### Stated exercise:
Give again, verbatim, the lines between the line that contains "Emit a Python" and the line that contains "return rmax*np.exp(-0.5*(((x-cx)/sx)**2+((y-cy)/sy)**2))", counting both ends. Pictures are excluded from the copy.

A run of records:
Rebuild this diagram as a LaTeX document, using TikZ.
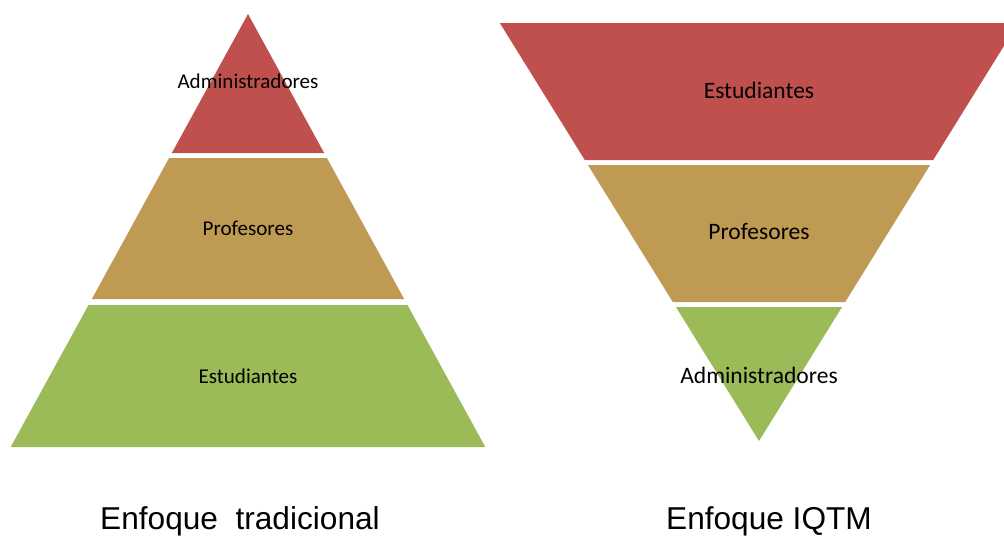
\documentclass[tikz,border=0pt]{standalone}
\usepackage{fontspec}
\setmainfont{Carlito}
\newfontfamily\captionfont{Liberation Sans}
\definecolor{layerRed}{HTML}{C0504D}
\definecolor{layerTan}{HTML}{BE9A52}
\definecolor{layerGreen}{HTML}{9BBB59}
% one band of a triangle: colour, centre x, apex y, slope, top y, bottom y
\newcommand{\drawBand}[6]{
  \fill[#1] ({#2-abs(#5-#3)*#4},#5) -- ({#2+abs(#5-#3)*#4},#5)
    -- ({#2+abs(#6-#3)*#4},#6) -- ({#2-abs(#6-#3)*#4},#6) -- cycle;
}

\begin{document}
\begin{tikzpicture}[x=0.02cm, y=-0.02cm,
  leftlabel/.style={font=\fontsize{12}{14}\selectfont, inner sep=0pt},
  rightlabel/.style={font=\fontsize{13.4}{16}\selectfont, inner sep=0pt},
  caption/.style={font=\captionfont\fontsize{18}{21}\selectfont, inner sep=0pt}]
  \clip (0,0) rectangle (1004,539);

  % Pyramid
  \drawBand{layerRed}{248}{14}{0.548}{14}{153}
  \drawBand{layerTan}{248}{14}{0.548}{158}{299}
  \drawBand{layerGreen}{248}{14}{0.548}{305}{447}
  \node[leftlabel] (leftTop) at (248,81) {Administradores};
  \node[leftlabel] (leftMid) at (248,228) {Profesores};
  \node[leftlabel] (leftBot) at (248,376) {Estudiantes};

  % Inverted pyramid
  \drawBand{layerRed}{759}{441}{0.62}{23}{160}
  \drawBand{layerTan}{759}{441}{0.62}{165}{302}
  \drawBand{layerGreen}{759}{441}{0.62}{307}{441}
  \node[rightlabel] (rightTop) at (759,90) {Estudiantes};
  \node[rightlabel] (rightMid) at (759,232) {Profesores};
  \node[rightlabel] (rightBot) at (759,375) {Administradores};

  \node[caption] (leftCaption) at (240,521) {Enfoque\ \ tradicional};
  \node[caption] (rightCaption) at (769,521) {Enfoque IQTM};
\end{tikzpicture}
\end{document}
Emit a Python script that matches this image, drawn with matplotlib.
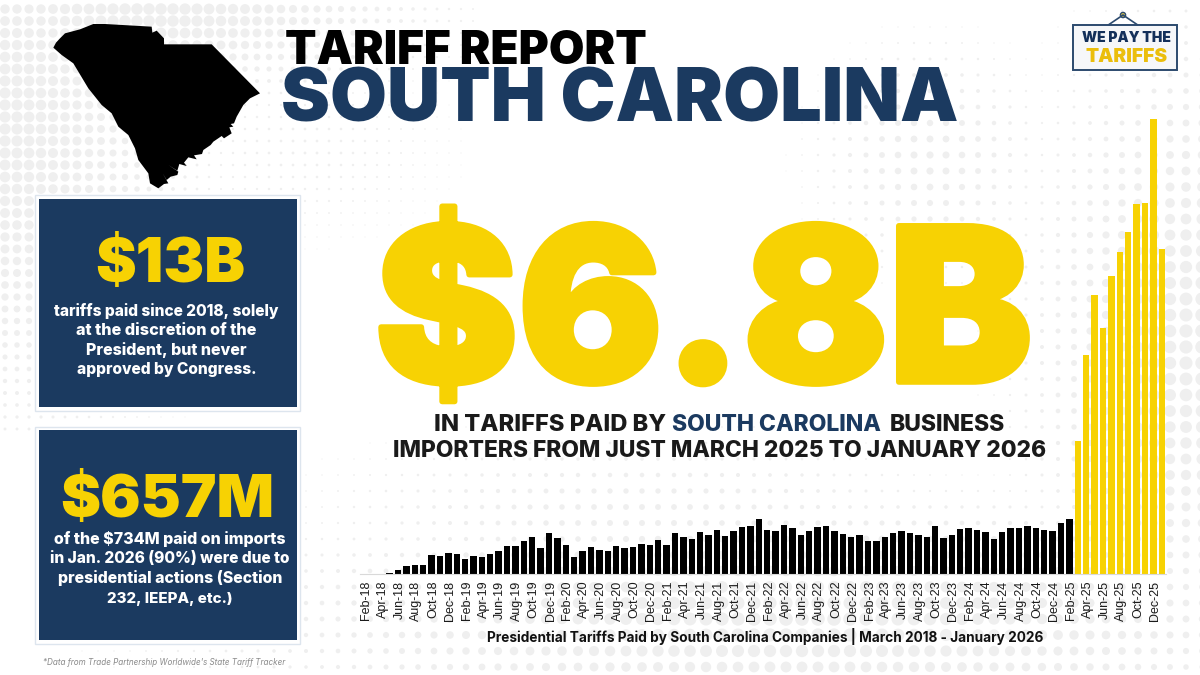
import numpy as np
import matplotlib
matplotlib.use("Agg")
import matplotlib.pyplot as plt
import matplotlib.patheffects as pe
from matplotlib.patches import Rectangle, Polygon, Circle
from matplotlib.transforms import ScaledTranslation

months = ["Jan","Feb","Mar","Apr","May","Jun","Jul","Aug","Sep","Oct","Nov","Dec"]
tick_every_labels = [f"{months[(1+i)%12]}-{18+(1+i)//12}" for i in range(96)]

tariffs_black = [1,1,1,2,9,16,19,18,39,36,44,40,31,36,35,40,48,57,57,67,75,53,84,74,60,34,48,55,50,48,57,54,56,62,60,
                 69,60,83,75,71,86,79,90,77,88,96,97,112,89,87,99,94,79,87,95,98,87,81,75,80,68,68,76,83,87,83,79,75,97,
                 73,79,92,94,90,86,71,85,94,93,98,94,90,87,103,112]
tariffs_yellow = [269,442,564,497,602,652,691,749,751,919,657]
values = tariffs_black + tariffs_yellow

NAVY = "#1B3A60"
YEL = "#F7D203"
W, H = 1200, 675
FONT = "Inter"

fig = plt.figure(figsize=(12, 6.75), dpi=100, facecolor="white")

bg = fig.add_axes([0, 0, 1, 1], zorder=0)
bg.set_xlim(0, W); bg.set_ylim(H, 0); bg.axis("off")

def blob(x, y, cx, cy, sx, sy, rmax):
    return rmax*np.exp(-0.5*(((x-cx)/sx)**2+((y-cy)/sy)**2))

gx, gy = np.meshgrid(np.arange(2, 1210, 16), np.arange(11, 690, 16))
gx = gx.ravel().astype(float); gy = gy.ravel().astype(float)
r = np.maximum.reduce([
    blob(gx, gy, 800, 620, 330, 70, 6.8),
    blob(gx, gy, 1215, 340, 110, 190, 6.8),
    blob(gx, gy, 930, 160, 75, 75, 3.6),
    blob(gx, gy, 640, 520, 210, 60, 3.0),
])
m = r > 0.55
bg.scatter(gx[m], gy[m], s=(2*r[m]*0.72)**2, c="#efefef", linewidths=0)

gx, gy = np.meshgrid(np.arange(5, 480, 12), np.arange(9, 440, 12))
gx = gx.ravel().astype(float); gy = gy.ravel().astype(float)
r = np.maximum.reduce([
    blob(gx, gy, 150, 15, 170, 50, 5.8),
    blob(gx, gy, 0, 120, 120, 190, 5.6),
    blob(gx, gy, 300, 150, 120, 70, 1.4),
])
m = r > 0.5
bg.scatter(gx[m], gy[m], s=(2*r[m]*0.72)**2, c="#efefef", linewidths=0)

# bar chart
x0, x1 = 360.2, 1165.9
base, top = 574.3, 100
ax = fig.add_axes([x0/W, 1-base/H, (x1-x0)/W, (base-top)/H], zorder=1)
ax.patch.set_alpha(0)
idx = np.arange(len(values))
colors = ["black"]*len(tariffs_black) + [YEL]*len(tariffs_yellow)
ax.bar(idx, values, width=0.76, color=colors)
ax.set_xlim(-0.5, 95.5); ax.set_ylim(0, (base-top)*2.02)
ax.set_yticks([])
ax.set_xticks(idx[::2])
ax.set_xticklabels(tick_every_labels[::2], rotation=90, fontsize=9.0,
                   family="Liberation Sans", color="#1a1a1a")
ax.tick_params(axis="x", length=0, pad=4.5)
shift = ScaledTranslation(1.6/100, 0, fig.dpi_scale_trans)
for lab in ax.get_xticklabels():
    lab.set_transform(lab.get_transform() + shift)
for s in ["top", "left", "right"]:
    ax.spines[s].set_visible(False)
ax.spines["bottom"].set_color("#d9d9d9"); ax.spines["bottom"].set_linewidth(0.8)

ov = fig.add_axes([0, 0, 1, 1], zorder=2)
ov.set_xlim(0, W); ov.set_ylim(H, 0); ov.axis("off"); ov.patch.set_alpha(0)
rend = fig.canvas.get_renderer()

def fit(s, xa, xb, yb, color, weight=800, family=FONT, style="normal"):
    t = ov.text(xa, yb, s, ha="left", va="baseline", color=color, fontsize=20,
                fontweight=weight, family=family, style=style)
    w = t.get_window_extent(rend).width
    t.set_fontsize(20*(xb-xa)/w)
    return t

# state outline (crop pixels, 3x, crop origin 40,10)
state_x = [40,48,60,75,120,160,195,335,337,350,372,372,515,660,630,610,590,582,572,580,568,575,552,545,520,512,490,486,462,470,445,432,
           440,418,412,385,415,412,392,380,368,385,372,355,330,325,295,285,265,235,215,185,145,100,65]
state_y = [113,98,85,70,58,42,42,50,68,62,85,103,103,250,265,285,320,340,342,350,352,370,385,378,395,405,420,432,436,448,442,458,
           468,462,482,465,485,495,500,510,490,520,522,535,520,490,450,415,375,350,310,285,235,160,135]
ov.add_patch(Polygon(np.c_[40+np.array(state_x)/3, 10+np.array(state_y)/3], closed=True, fc="black", ec="none"))

# headline
fit("TARIFF REPORT", 285, 646, 63.5, "black", 900)
fit("SOUTH CAROLINA", 281, 957, 122, NAVY, 900)
big = fit("$6.8B", 375, 1032, 382, YEL, 900)
big.set_path_effects([pe.withStroke(linewidth=4, foreground=YEL)])

# sub-heading
fit("IN TARIFFS PAID BY", 434, 666, 431, "#1a1a1a", 800)
fit("SOUTH CAROLINA", 672, 882, 431, NAVY, 800)
fit("BUSINESS", 890, 1006, 431, "#1a1a1a", 800)
fit("IMPORTERS FROM JUST MARCH 2025 TO JANUARY 2026", 393, 1047, 457, "#1a1a1a", 800)
fit("Presidential Tariffs Paid by South Carolina Companies | March 2018 - January 2026", 487, 1043, 642, "#111111", 700)

# panels
for ya, yb, ia, ib in [(195, 411, 199, 407), (427, 644, 430, 640)]:
    ov.add_patch(Rectangle((35, ya), 265, yb-ya, fc="white", ec="#dde5ee", lw=1))
    ov.add_patch(Rectangle((39, ia), 258, ib-ia, fc=NAVY, ec="none"))
fit("$13B", 95, 245, 282, YEL, 900)
fit("$657M", 60, 274, 517, YEL, 900)
for s, xa, xb, yb in [("tariffs paid since 2018, solely", 54, 279, 316),
                      ("at the discretion of the", 76, 257, 335),
                      ("President, but never", 86, 247, 355),
                      ("approved by Congress.", 77, 257, 374),
                      ("of the $734M paid on imports", 54, 286, 544),
                      ("in Jan. 2026 (90%) were due to", 50, 290, 563),
                      ("presidential actions (Section", 58, 283, 583),
                      ("232, IEEPA, etc.)", 107, 233, 603)]:
    fit(s, xa, xb, yb, "white", 800)
fit("*Data from Trade Partnership Worldwide's State Tariff Tracker", 43, 286, 665, "#8a8a8a", 400, style="italic")

# logo
ov.add_patch(Rectangle((1073, 24.5), 104, 45.5, fc="#f6f7f9", ec="#2c4a6e", lw=1.4))
ov.plot([1109, 1123, 1137], [24.5, 15, 24.5], color="#2c4a6e", lw=1.2)
ov.add_patch(Circle((1123, 15), 2.6, fc="#d9c24a", ec="#2c4a6e", lw=1))
fit("WE PAY THE", 1082, 1171, 42, "#14305a", 900)
fit("TARIFFS", 1085, 1167, 62, "#EBBE0C", 900)

fig.savefig("out.png", dpi=100)
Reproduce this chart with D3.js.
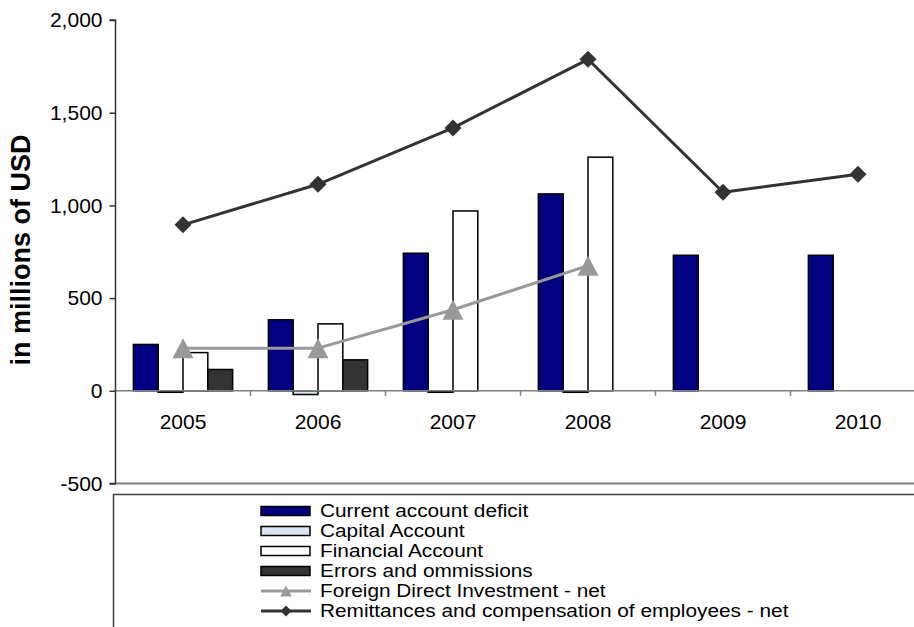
<!DOCTYPE html>
<html>
<head>
<meta charset="utf-8">
<script src="https://cdn.jsdelivr.net/npm/d3@7"></script>
<style>
  html, body { margin: 0; padding: 0; background: #fff; }
  svg { display: block; font-family: "Liberation Sans", Arial, Helvetica, sans-serif; }
</style>
</head>
<body>
<svg id="chart" width="914" height="627"></svg>
<script>
// Balance of payments components, millions of USD
const years = ["2005", "2006", "2007", "2008", "2009", "2010"];
const currentAccountDeficit = [250, 383, 742, 1062, 731, 731];
const capitalAccount = [-8, -20, -8, -8, null, null];
const financialAccount = [206, 361, 970, 1260, null, null];
const errorsOmissions = [115, 167, null, null, null, null];
const fdiNet = [230, 230, 437, 675, null, null];
const remittancesNet = [895, 1114, 1418, 1788, 1071, 1168];
const yTicks = [-500, 0, 500, 1000, 1500, 2000];

const barSeries = [
  { name: "Current account deficit", values: currentAccountDeficit, fill: "#000080" },
  { name: "Capital Account", values: capitalAccount, fill: "#dbe5f1" },
  { name: "Financial Account", values: financialAccount, fill: "#ffffff" },
  { name: "Errors and ommissions", values: errorsOmissions, fill: "#333333" }
];
const lineSeries = [
  { name: "Foreign Direct Investment - net", values: fdiNet, color: "#999999", marker: "triangle" },
  { name: "Remittances and compensation of employees - net", values: remittancesNet, color: "#333333", marker: "diamond" }
];

const svg = d3.select("#chart");
const font = 21;

const plotLeft = 115.5, step = 135;
const x = d3.scaleBand().domain(years).range([plotLeft, plotLeft + step * years.length]).padding(0);
const xInner = d3.scaleBand().domain(barSeries.map(s => s.name)).range([0, x.bandwidth()])
  .paddingInner(0).paddingOuter(0.72);
const y = d3.scaleLinear().domain([-500, 2000]).range([483.5, 20]);

const fmt = d3.formatLocale({ decimal: ".", thousands: ",", grouping: [3], currency: ["", ""], minus: "-" }).format(",");

// plot bottom border
svg.append("line")
  .attr("x1", plotLeft).attr("x2", 914)
  .attr("y1", y(-500)).attr("y2", y(-500))
  .attr("stroke", "#808080").attr("stroke-width", 2);

// bars
const barsG = svg.append("g");
barSeries.forEach(s => {
  barsG.selectAll(null)
    .data(years.map((yr, i) => ({ yr, v: s.values[i] })).filter(d => d.v != null))
    .join("rect")
    .attr("x", d => x(d.yr) + xInner(s.name))
    .attr("width", xInner.bandwidth())
    .attr("y", d => y(Math.max(0, d.v)))
    .attr("height", d => Math.abs(y(d.v) - y(0)))
    .attr("fill", s.fill)
    .attr("stroke", "#000")
    .attr("stroke-width", 1.5);
});

// category axis through zero
const xAxisG = svg.append("g").attr("transform", `translate(0,${y(0)})`);
xAxisG.append("line")
  .attr("x1", plotLeft).attr("x2", 914)
  .attr("stroke", "#808080").attr("stroke-width", 1.5);
const boundaries = d3.scaleLinear().domain([0, years.length]).range([plotLeft, plotLeft + step * years.length]);
xAxisG.selectAll(".btick")
  .data(d3.range(1, years.length))
  .join("line")
  .attr("x1", d => boundaries(d)).attr("x2", d => boundaries(d))
  .attr("y1", 0).attr("y2", 5)
  .attr("stroke", "#808080").attr("stroke-width", 1.5);
xAxisG.selectAll(".xlab")
  .data(years)
  .join("text")
  .attr("x", d => x(d) + x.bandwidth() / 2)
  .attr("y", 38)
  .attr("text-anchor", "middle")
  .attr("font-size", font)
  .attr("fill", "#000")
  .text(d => d);

// value axis
const yAxis = d3.axisLeft(y).tickValues(yTicks).tickFormat(fmt).tickSize(6).tickPadding(7);
const yAxisG = svg.append("g").attr("transform", `translate(${plotLeft},0)`).call(yAxis);
yAxisG.select(".domain").attr("stroke", "#333").attr("stroke-width", 1.5).attr("d", `M-6,${y(2000)}H0V${y(-500)}H-6`);
yAxisG.selectAll(".tick line").attr("stroke", "#333").attr("stroke-width", 1.5);
yAxisG.selectAll(".tick text").attr("font-size", font).attr("fill", "#000")
  .attr("font-family", "'Liberation Sans', Arial, sans-serif");

svg.append("text")
  .attr("transform", `translate(30,250) rotate(-90)`)
  .attr("text-anchor", "middle")
  .attr("font-size", 27)
  .attr("font-weight", "bold")
  .attr("fill", "#000")
  .text("in millions of USD");

// marker shapes
function markerPath(kind, r) {
  if (kind === "triangle") return `M0,${-r}L${r * 1.05},${r}L${-r * 1.05},${r}Z`;
  return `M0,${-r}L${r},0L0,${r}L${-r},0Z`;
}

// lines
const cx = yr => x(yr) + x.bandwidth() / 2;
lineSeries.forEach(s => {
  const pts = years.map((yr, i) => ({ yr, v: s.values[i] })).filter(d => d.v != null);
  svg.append("path")
    .datum(pts)
    .attr("fill", "none")
    .attr("stroke", s.color)
    .attr("stroke-width", 3)
    .attr("stroke-linejoin", "round")
    .attr("d", d3.line().x(d => cx(d.yr)).y(d => y(d.v)));
  svg.append("g").selectAll("path")
    .data(pts)
    .join("path")
    .attr("transform", d => `translate(${cx(d.yr)},${y(d.v)})`)
    .attr("d", markerPath(s.marker, s.marker === "triangle" ? 10 : 8.5))
    .attr("fill", s.color);
});

// legend
const legend = svg.append("g");
legend.append("rect")
  .attr("x", 113.5).attr("y", 494.5)
  .attr("width", 900).attr("height", 200)
  .attr("fill", "#fff").attr("stroke", "#404040").attr("stroke-width", 1.5);

const legendItems = barSeries.map(s => ({ type: "bar", ...s })).concat(lineSeries.map(s => ({ type: "line", ...s })));
const rowY = i => 517 + 20 * i;
legendItems.forEach((d, i) => {
  const g = legend.append("g").attr("transform", `translate(0,${rowY(i) - 6})`);
  if (d.type === "bar") {
    g.append("rect").attr("x", 261).attr("y", -4.5).attr("width", 49).attr("height", 9)
      .attr("fill", d.fill).attr("stroke", "#000").attr("stroke-width", 1.5);
  } else {
    g.append("line").attr("x1", 261).attr("x2", 311).attr("y1", 0).attr("y2", 0)
      .attr("stroke", d.color).attr("stroke-width", 3);
    g.append("path").attr("transform", "translate(286,0)")
      .attr("d", markerPath(d.marker, 5.5)).attr("fill", d.color);
  }
  // entries are set in a slightly widened face so six rows fit the 20px pitch
  legend.append("text")
    .attr("transform", `translate(320,${rowY(i)}) scale(1.19,1)`)
    .attr("font-size", 17.5)
    .attr("fill", "#000")
    .text(d.name);
});
</script>
</body>
</html>
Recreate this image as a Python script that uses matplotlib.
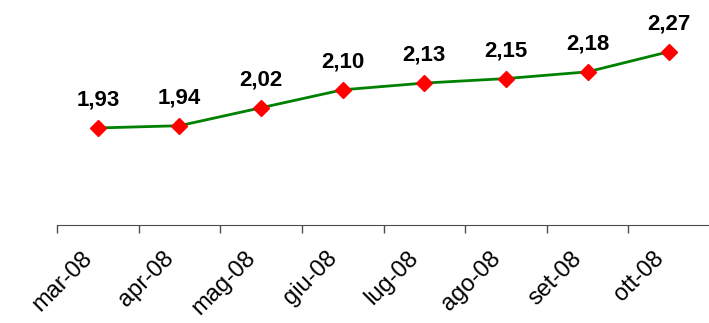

### Final result:
Emit a Python script that matches this image, drawn with matplotlib.
import numpy as np
import matplotlib
matplotlib.use("Agg")
import matplotlib.pyplot as plt
import matplotlib.patheffects as pe
from matplotlib.patches import Rectangle, Polygon, Circle
from matplotlib.transforms import ScaledTranslation

months = ["Jan","Feb","Mar","Apr","May","Jun","Jul","Aug","Sep","Oct","Nov","Dec"]
tick_every_labels = [f"{months[(1+i)%12]}-{18+(1+i)//12}" for i in range(96)]

tariffs_black = [1,1,1,2,9,16,19,18,39,36,44,40,31,36,35,40,48,57,57,67,75,53,84,74,60,34,48,55,50,48,57,54,56,62,60,
                 69,60,83,75,71,86,79,90,77,88,96,97,112,89,87,99,94,79,87,95,98,87,81,75,80,68,68,76,83,87,83,79,75,97,
                 73,79,92,94,90,86,71,85,94,93,98,94,90,87,103,112]
tariffs_yellow = [269,442,564,497,602,652,691,749,751,919,657]
values = tariffs_black + tariffs_yellow

NAVY = "#1B3A60"
YEL = "#F7D203"
W, H = 1200, 675
FONT = "Inter"

fig = plt.figure(figsize=(12, 6.75), dpi=100, facecolor="white")

bg = fig.add_axes([0, 0, 1, 1], zorder=0)
bg.set_xlim(0, W); bg.set_ylim(H, 0); bg.axis("off")

def blob(x, y, cx, cy, sx, sy, rmax):
    return rmax*np.exp(-0.5*(((x-cx)/sx)**2+((y-cy)/sy)**2))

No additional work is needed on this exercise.